To study what was preserved in the plaque on the dead woman's teeth, she dissolved it, and was surprised when tiny blue particles emerged.
Various spectrographic methods revealed that the particles were pigment made from the mineral lapis lazuli – a substance worth more than gold in Europe at the time.
"Lapis lazuli is a blue stone. It's not that common today but it was one of the most expensive and rarest of artist materials during the Middle Ages," said Warriner.
"At that time, there was only one known source of it and that was Afghanistan."
At first, Warriner and her group of researchers struggled to explain how the pigment came to be embedded in the woman's dental plaque, until they concluded it was most likely explained by "a specific artist's technique."
"She would have licked the end of the brush in order to improve her ability to paint in such fine detail," she said.

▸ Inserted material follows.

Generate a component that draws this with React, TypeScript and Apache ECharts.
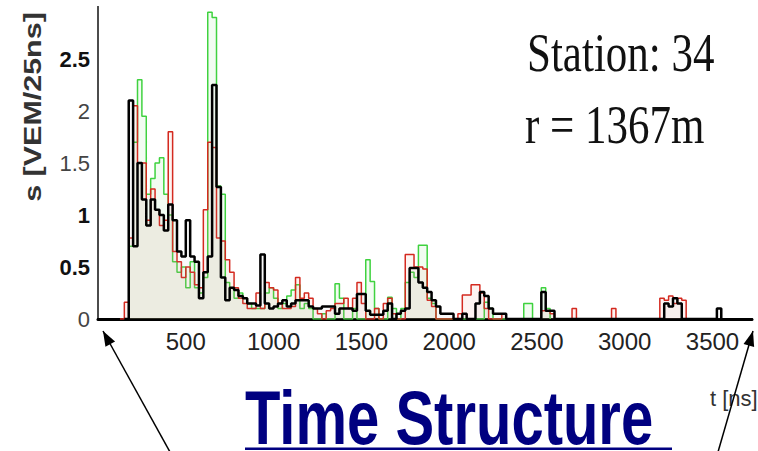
import React, { useEffect, useRef } from "react";
import * as echarts from "echarts";

// Histogram bins (bin start in ns, signal in VEM/25ns), 25 ns wide
const BIN = 25;
const blackBins: [number, number][] = [
  [175, 2.1], [200, 0.7], [225, 1.5], [250, 1.15], [275, 0.9], [300, 1.15], [325, 1.05], [350, 1.0],
  [375, 0.85], [400, 1.1], [425, 0.95], [450, 0.65], [475, 0.6], [500, 0.95], [525, 0.6], [550, 0.55],
  [575, 0.2], [600, 0.45], [625, 0.6], [650, 2.25], [675, 1.27], [700, 0.4], [725, 0.18], [750, 0.3],
  [775, 0.28], [800, 0.22], [825, 0.2], [850, 0.15], [875, 0.15], [900, 0.13], [925, 0.62], [950, 0.15],
  [975, 0.1], [1000, 0.12], [1025, 0.15], [1050, 0.18], [1075, 0.12], [1100, 0.15], [1125, 0.18],
  [1150, 0.18], [1175, 0.18], [1200, 0.12], [1225, 0.1], [1250, 0.1], [1275, 0.12], [1300, 0.12],
  [1325, 0.12], [1350, 0.05], [1375, 0.1], [1400, 0.1], [1425, 0.1], [1450, 0.08], [1475, 0.24],
  [1500, 0.24], [1525, 0.08], [1550, 0.04], [1575, 0.04], [1600, 0.04], [1625, 0.08], [1650, 0.15],
  [1700, 0.05], [1725, 0.08], [1750, 0.1], [1775, 0.49], [1800, 0.49], [1825, 0.35], [1850, 0.3],
  [1875, 0.26], [1900, 0.18], [1925, 0.12], [1950, 0.05], [1975, 0.05], [2000, 0.05], [2075, 0.05],
  [2150, 0.15], [2175, 0.26], [2200, 0.22], [2225, 0.1], [2250, 0.05], [2275, 0.05], [2300, 0.05],
  [2525, 0.26], [2550, 0.08], [2575, 0.08], [3225, 0.15], [3250, 0.12], [3275, 0.2], [3300, 0.15],
  [3525, 0.1],
];
const redBins: [number, number][] = [
  [150, 0.16], [175, 0.78], [200, 2.05], [225, 1.5], [250, 1.5], [275, 0.95], [300, 1.25], [325, 1.05],
  [350, 0.9], [375, 0.95], [400, 1.8], [425, 0.65], [450, 0.55], [475, 0.4], [500, 0.5], [525, 0.45],
  [550, 0.33], [575, 0.3], [600, 1.05], [625, 1.7], [650, 1.65], [675, 0.78], [700, 0.75], [725, 0.57],
  [750, 0.45], [775, 0.3], [800, 0.2], [825, 0.15], [850, 0.1], [875, 0.1], [900, 0.25], [925, 0.1],
  [950, 0.35], [975, 0.3], [1000, 0.28], [1025, 0.15], [1050, 0.1], [1075, 0.1], [1100, 0.12],
  [1125, 0.4], [1150, 0.2], [1175, 0.25], [1200, 0.2], [1225, 0.1], [1250, 0.05], [1300, 0.08],
  [1325, 0.1], [1350, 0.15], [1375, 0.15], [1400, 0.2], [1425, 0.1], [1450, 0.2], [1475, 0.35],
  [1500, 0.15], [1575, 0.1], [1625, 0.15], [1650, 0.2], [1675, 0.05], [1750, 0.62], [1775, 0.62],
  [1800, 0.5], [1825, 0.5], [1850, 0.48], [1875, 0.18], [1900, 0.12], [2050, 0.05], [2075, 0.23],
  [2100, 0.23], [2125, 0.33], [2150, 0.33], [2175, 0.25], [2200, 0.1], [2300, 0.05], [2525, 0.08],
  [2550, 0.08], [2575, 0.05], [2700, 0.1], [2925, 0.1], [3200, 0.2], [3225, 0.18], [3250, 0.22],
  [3275, 0.15], [3300, 0.2], [3325, 0.18],
];
const greenBins: [number, number][] = [
  [175, 0.7], [200, 1.7], [225, 2.3], [250, 1.95], [275, 1.2], [300, 1.35], [325, 1.5], [350, 1.55],
  [375, 1.2], [400, 1.0], [425, 0.55], [450, 0.45], [475, 0.5], [500, 0.3], [525, 0.55], [550, 0.3],
  [575, 0.25], [600, 0.4], [625, 2.95], [650, 2.9], [675, 1.28], [700, 1.2], [725, 0.35], [750, 0.3],
  [775, 0.2], [800, 0.25], [825, 0.2], [850, 0.15], [875, 0.1], [900, 0.1], [925, 0.1], [950, 0.25],
  [975, 0.3], [1000, 0.2], [1025, 0.1], [1050, 0.15], [1075, 0.22], [1100, 0.28], [1125, 0.33],
  [1150, 0.1], [1175, 0.15], [1200, 0.1], [1275, 0.05], [1350, 0.34], [1375, 0.2], [1450, 0.1],
  [1525, 0.57], [1550, 0.36], [1575, 0.1], [1650, 0.21], [1675, 0.1], [1725, 0.1], [1750, 0.35],
  [1775, 0.45], [1800, 0.4], [1825, 0.71], [1850, 0.71], [1875, 0.2], [1900, 0.15], [2200, 0.16],
  [2225, 0.1], [2425, 0.15], [2450, 0.15], [2525, 0.3], [2550, 0.1],
];

const yTicks = [0, 0.5, 1, 1.5, 2, 2.5];
const xTicks = [500, 1000, 1500, 2000, 2500, 3000, 3500];

function toSteps(bins: [number, number][]): [number, number][] {
  const m = new Map<number, number>();
  bins.forEach(([t, v]) => m.set(t, v));
  const first = bins[0][0];
  const last = bins[bins.length - 1][0];
  const out: [number, number][] = [];
  for (let t = first - BIN; t <= last; t += BIN) out.push([t, m.get(t) ?? 0]);
  out.push([last + BIN, 0]);
  return out;
}

function arrowHead(tip: [number, number], tail: [number, number], len: number, half: number) {
  const dx = tip[0] - tail[0];
  const dy = tip[1] - tail[1];
  const L = Math.hypot(dx, dy);
  const ux = dx / L, uy = dy / L;
  const bx = tip[0] - ux * len, by = tip[1] - uy * len;
  const nx = -uy, ny = ux;
  return [tip, [bx + nx * half, by + ny * half], [bx - nx * half, by - ny * half]];
}

export default function App() {
  const ref = useRef<HTMLDivElement>(null);
  useEffect(() => {
    if (!ref.current) return;
    const chart = echarts.init(ref.current, null, { renderer: "svg" });
    const xMin = 0, xMax = 3725;
    const leftTip: [number, number] = [103, 331], leftTail: [number, number] = [170, 452];
    const rightTip: [number, number] = [753, 331], rightTail: [number, number] = [718, 452];
    const mkSeries = (name: string, bins: [number, number][], color: string, width: number, fill: string, z: number) => ({
      name,
      type: "line",
      step: "end",
      showSymbol: false,
      symbol: "none",
      data: toSteps(bins),
      lineStyle: { color, width },
      areaStyle: { color: fill },
      z,
    });
    chart.setOption({
      animation: false,
      backgroundColor: "#ffffff",
      grid: { left: 98, right: 6, top: 7, bottom: 132, show: false },
      xAxis: [
        {
          type: "value", min: xMin, max: xMax, interval: 500,
          axisLine: { show: true, lineStyle: { color: "#000", width: 2 } },
          axisTick: { show: false }, splitLine: { show: false },
          axisLabel: {
            fontSize: 24, color: "#222", margin: 10, fontFamily: "'Liberation Sans', Arial, sans-serif",
            formatter: (v: number) => (xTicks.includes(v) ? String(v) : ""),
          },
        },
        {
          type: "value", position: "top", min: xMin, max: xMax,
          axisLine: { show: true, lineStyle: { color: "#000", width: 3 } },
          axisTick: { show: false }, splitLine: { show: false }, axisLabel: { show: false },
        },
      ],
      yAxis: [
        {
          type: "value", min: 0, max: 3, interval: 0.5,
          axisLine: { show: true, lineStyle: { color: "#000", width: 2 } },
          axisTick: { show: false }, splitLine: { show: false },
          axisLabel: {
            margin: 8, fontFamily: "'Liberation Sans', Arial, sans-serif",
            formatter: (v: number) => {
              if (!yTicks.includes(v)) return "";
              return v === 1 || v === 2.5 || v === 0.5 ? `{b|${v}}` : `{n|${v}}`;
            },
            rich: {
              b: { fontSize: 22, fontWeight: "bold", color: "#111", fontFamily: "'Liberation Sans', Arial, sans-serif" },
              n: { fontSize: 22, color: "#444", fontFamily: "'Liberation Sans', Arial, sans-serif" },
            },
          },
        },
        {
          type: "value", position: "right", min: 0, max: 3,
          axisLine: { show: true, lineStyle: { color: "#666", width: 1.5 } },
          axisTick: { show: false }, splitLine: { show: false }, axisLabel: { show: false },
        },
      ],
      series: [
        mkSeries("green", greenBins, "#3fd23f", 1.5, "rgba(140,230,140,0.16)", 1),
        mkSeries("red", redBins, "#d42a20", 1.5, "rgba(230,140,125,0.14)", 2),
        mkSeries("black", blackBins, "#000000", 2.5, "rgba(170,170,170,0.10)", 3),
      ],
      graphic: [
        {
          type: "text", x: 33, y: 107, rotation: Math.PI / 2, scaleX: 1.27,
          style: { text: "s [VEM/25ns]", font: "bold 24px 'Liberation Sans', Arial, sans-serif", fill: "#333", align: "center", verticalAlign: "middle" },
        },
        {
          type: "text", x: 527, y: 53, scaleY: 1.3,
          style: { text: "Station: 34", font: "43px 'Liberation Serif', 'Times New Roman', serif", fill: "#111", align: "left", verticalAlign: "middle" },
        },
        {
          type: "text", x: 525, y: 125, scaleY: 1.3,
          style: { text: "r = 1367m", font: "43px 'Liberation Serif', 'Times New Roman', serif", fill: "#111", align: "left", verticalAlign: "middle" },
        },
        {
          type: "text", x: 710, y: 398,
          style: { text: "t [ns]", font: "22px 'Liberation Sans', Arial, sans-serif", fill: "#333", align: "left", verticalAlign: "middle" },
        },
        {
          type: "text", x: 245, y: 418, scaleY: 1.3,
          style: { text: "Time Structure", font: "bold 58px 'Liberation Sans', Arial, sans-serif", fill: "#000080", align: "left", verticalAlign: "middle" },
        },
        { type: "rect", shape: { x: 245, y: 447.5, width: 427, height: 2.5 }, style: { fill: "#000080" } },
        { type: "line", shape: { x1: leftTail[0], y1: leftTail[1], x2: leftTip[0], y2: leftTip[1] }, style: { stroke: "#000", lineWidth: 1.5 } },
        { type: "polygon", shape: { points: arrowHead(leftTip, leftTail, 15, 5.5) }, style: { fill: "#000" } },
        { type: "line", shape: { x1: rightTail[0], y1: rightTail[1], x2: rightTip[0], y2: rightTip[1] }, style: { stroke: "#000", lineWidth: 1.5 } },
        { type: "polygon", shape: { points: arrowHead(rightTip, rightTail, 15, 5.5) }, style: { fill: "#000" } },
      ],
    });
    return () => chart.dispose();
  }, []);
  return <div ref={ref} style={{ position: "fixed", left: 0, top: 0, width: 758, height: 451, background: "#fff" }} />;
}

Rethinking women's role in medieval writing
Warriner and her team concluded that this woman was likely an artist of great skill, the kind entrusted with the use of such a valuable pigment to work on important religious manuscripts.

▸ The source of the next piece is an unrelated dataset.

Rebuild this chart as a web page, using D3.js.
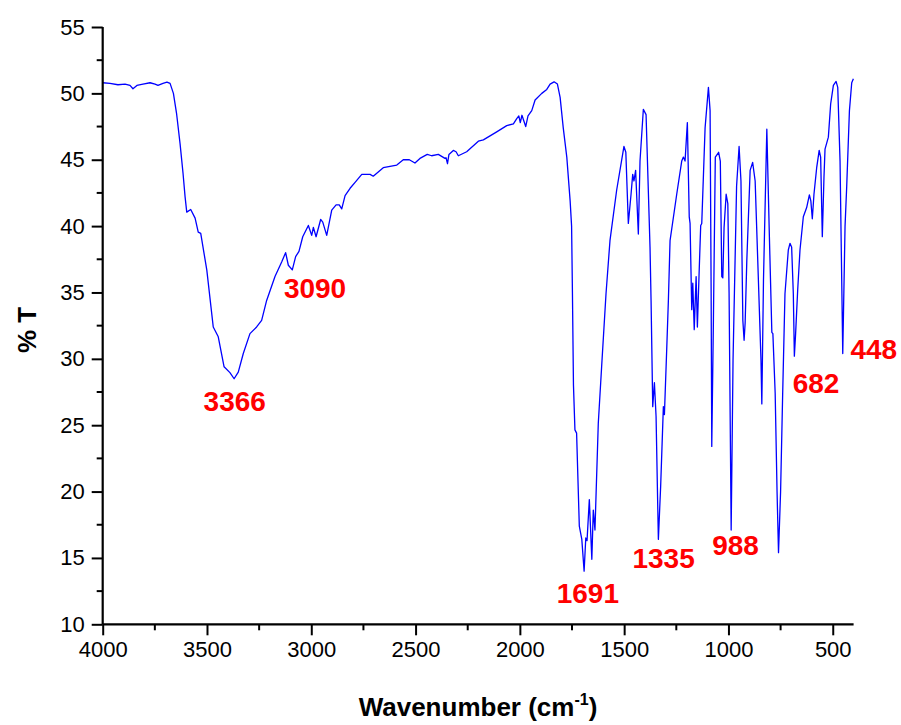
<!DOCTYPE html>
<html>
<head>
<meta charset="utf-8">
<script src="https://cdn.jsdelivr.net/npm/d3@7"></script>
<style>
  html, body { margin: 0; padding: 0; background: #fff; }
  svg { display: block; font-family: "Liberation Sans", Arial, sans-serif; }
</style>
</head>
<body>
<svg id="chart" width="901" height="725"></svg>
<script>
// Wavenumber (cm-1) and %T readings of the spectrum
const wavenumber = [
  4000,3965,3927,3893,3869,3855,3836,3807,3773,3749,3735,3711,3692,3677,3661,3646,3629,3615,3605,3597,
  3578,3557,3542,3530,3501,3470,3446,3418,3390,3370,3350,3326,3294,3262,3238,3214,3174,3142,3123,3110,
  3091,3075,3059,3041,3014,2998,2990,2977,2955,2945,2926,2902,2881,2866,2854,2838,2814,2790,2758,2718,
  2703,2655,2590,2559,2530,2503,2479,2444,2423,2391,2359,2354,2347,2340,2319,2306,2295,2255,2199,2175,
  2111,2063,2031,2015,2005,1998,1990,1972,1961,1943,1927,1895,1871,1855,1836,1820,1807,1792,1775,1759,
  1752,1748,1743,1736,1728,1715,1703,1692,1684,1678,1667,1655,1648,1640,1624,1608,1587,1568,1536,1501,
  1492,1480,1467,1459,1453,1445,1432,1424,1408,1395,1376,1371,1363,1355,1347,1336,1325,1312,1307,1296,
  1288,1280,1248,1224,1216,1208,1197,1188,1184,1176,1171,1164,1155,1149,1141,1133,1128,1112,1096,1088,
  1083,1080,1072,1063,1047,1039,1032,1027,1021,1011,1003,997,987,978,961,949,940,931,925,920,
  912,896,884,872,857,844,840,832,816,805,792,787,776,767,760,750,740,729,713,705,
  697,689,684,678,668,657,641,625,612,605,598,590,577,565,558,550,542,537,521,510,
  497,484,476,465,452,441,433,420,409,401
];
const transmittance = [
  50.8,50.75,50.65,50.7,50.6,50.35,50.6,50.7,50.8,50.7,50.6,50.75,50.85,50.75,50.0,48.5,46.2,44.0,42.2,41.05,
  41.25,40.6,39.55,39.45,36.7,32.4,31.66,29.4,28.96,28.5,29.0,30.4,31.9,32.4,32.9,34.4,36.2,37.3,38.0,37.05,
  36.7,37.7,38.1,39.2,40.05,39.3,39.9,39.2,40.5,40.3,39.3,41.2,41.6,41.6,41.3,42.3,42.85,43.3,43.9,43.9,
  43.76,44.4,44.6,45.0,45.0,44.75,45.1,45.4,45.3,45.4,45.1,45.15,44.7,45.4,45.7,45.6,45.3,45.6,46.4,46.5,
  47.1,47.57,47.7,48.1,48.3,47.8,48.35,47.5,48.3,48.7,49.5,50.0,50.3,50.7,50.87,50.7,49.7,47.4,45.2,41.9,
  40.0,35.0,28.0,24.65,24.4,17.4,16.4,14.0,16.5,16.3,19.4,14.9,18.6,17.1,25.15,29.4,34.9,38.9,42.7,46.0,
  45.56,40.2,42.4,43.9,43.4,44.2,39.4,44.9,48.8,48.4,38.4,34.4,26.4,28.2,25.65,16.4,20.4,26.4,25.8,30.7,
  34.4,38.9,42.4,44.9,45.2,44.9,47.8,40.7,40.2,33.7,35.7,32.2,36.2,32.4,36.3,40.05,40.2,47.4,50.45,48.7,
  35.0,23.4,33.0,45.2,45.56,44.9,36.2,36.1,39.9,42.4,41.7,35.0,17.1,29.9,43.0,46.0,43.4,32.9,31.4,32.7,
  37.4,44.2,44.8,43.4,36.2,29.9,26.6,36.0,47.3,40.0,32.0,31.9,27.4,20.0,15.4,20.0,27.4,34.9,38.2,38.7,
  38.4,34.9,30.2,31.9,35.2,38.2,40.7,41.4,42.35,41.9,40.55,42.4,44.4,45.7,45.2,39.2,43.7,45.8,46.7,49.2,
  50.6,50.9,50.45,44.9,30.4,40.0,43.0,48.7,50.8,51.1
];

// Peak annotations: label text and anchor (wavenumber, %T)
const peakLabels = ["3366", "3090", "1691", "1335", "988", "682", "448"];
const peakLabelX = [3367, 2982, 1674, 1311, 966, 580, 303];
const peakLabelY = [26.1, 34.57, 11.63, 14.24, 15.22, 27.43, 29.99];

const xTicks = [4000, 3500, 3000, 2500, 2000, 1500, 1000, 500];
const xMinorTicks = [3750, 3250, 2750, 2250, 1750, 1250, 750];
const yTicks = [10, 15, 20, 25, 30, 35, 40, 45, 50, 55];
const yMinorTicks = [12.5, 17.5, 22.5, 27.5, 32.5, 37.5, 42.5, 47.5, 52.5];

const svg = d3.select("#chart");
const x = d3.scaleLinear().domain([4000, 400]).range([102.7, 853.6]);
const y = d3.scaleLinear().domain([10, 55]).range([624.3, 27]);

// Spectrum line
const data = wavenumber.map((w, i) => [w, transmittance[i]]);
svg.append("path")
  .datum(data)
  .attr("fill", "none")
  .attr("stroke", "#0000ff")
  .attr("stroke-width", 1.3)
  .attr("stroke-linejoin", "round")
  .attr("d", d3.line().x(d => x(d[0])).y(d => y(d[1])));

// X axis
const xAxis = svg.append("g").attr("transform", `translate(0,${y(10)})`)
  .call(d3.axisBottom(x).tickValues(xTicks).tickSize(11).tickPadding(6).tickFormat(d3.format("d")));
xAxis.select(".domain").attr("stroke-width", 2.2).attr("d", `M${x(4000)},0H${x(400)}`);
xAxis.selectAll(".tick line").attr("stroke-width", 2);
xAxis.selectAll(".tick text").attr("font-size", 22).attr("fill", "#000")
  .style("font-family", "'Liberation Sans', Arial, sans-serif");
svg.append("g").attr("transform", `translate(0,${y(10)})`)
  .selectAll("line").data(xMinorTicks).join("line")
  .attr("x1", d => x(d)).attr("x2", d => x(d)).attr("y1", 0).attr("y2", 6)
  .attr("stroke", "#000").attr("stroke-width", 2);

// Y axis
const yAxis = svg.append("g").attr("transform", `translate(${x(4000)},0)`)
  .call(d3.axisLeft(y).tickValues(yTicks).tickSize(11).tickPadding(7));
yAxis.select(".domain").attr("stroke-width", 2.2).attr("d", `M0,${y(55)}V${y(10)}`);
yAxis.selectAll(".tick line").attr("stroke-width", 2);
yAxis.selectAll(".tick text").attr("font-size", 22).attr("fill", "#000")
  .style("font-family", "'Liberation Sans', Arial, sans-serif");
svg.append("g").attr("transform", `translate(${x(4000)},0)`)
  .selectAll("line").data(yMinorTicks).join("line")
  .attr("x1", -6).attr("x2", 0).attr("y1", d => y(d)).attr("y2", d => y(d))
  .attr("stroke", "#000").attr("stroke-width", 2);

// Axis titles
const xt = svg.append("text")
  .attr("x", 478).attr("y", 716)
  .attr("text-anchor", "middle")
  .attr("font-size", 26).attr("font-weight", "bold");
xt.append("tspan").text("Wavenumber (cm");
xt.append("tspan").attr("font-size", 16).attr("dy", -11).text("-1");
xt.append("tspan").attr("dy", 11).text(")");

svg.append("text")
  .attr("transform", `translate(36,330) rotate(-90)`)
  .attr("text-anchor", "middle")
  .attr("font-size", 26).attr("font-weight", "bold")
  .text("% T");

// Peak labels
svg.append("g").selectAll("text").data(peakLabels).join("text")
  .attr("x", (d, i) => x(peakLabelX[i]))
  .attr("y", (d, i) => y(peakLabelY[i]))
  .attr("text-anchor", "middle")
  .attr("font-size", 28).attr("font-weight", "bold")
  .attr("fill", "#ff0000")
  .text(d => d);
</script>
</body>
</html>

"Lapis was largely used to do the illuminated paintings that appear in the books and was not used to actually write the text — it was used to paint the heavens and to paint the veil of Mary. So we think that she was actually painting images," said Warriner.
Although Germany during this period was known to be a centre of book production in Europe, little was known about women's contributions to it. In the past, historians assumed that literacy among women was not particularly common in the medieval period at all.
The conventional image of book production before the invention of the printing press is often a scribe hunched over a bench, painstakingly illuminating gorgeous manuscripts.
Inevitably the figure in such a picture is male — perhaps a monk or another male member of a religious order.
Medieval scribes did not usually sign their work. Without any evidence, visual or otherwise, of women's work in the field, historians had assumed women played a very minor role in book writing and copying.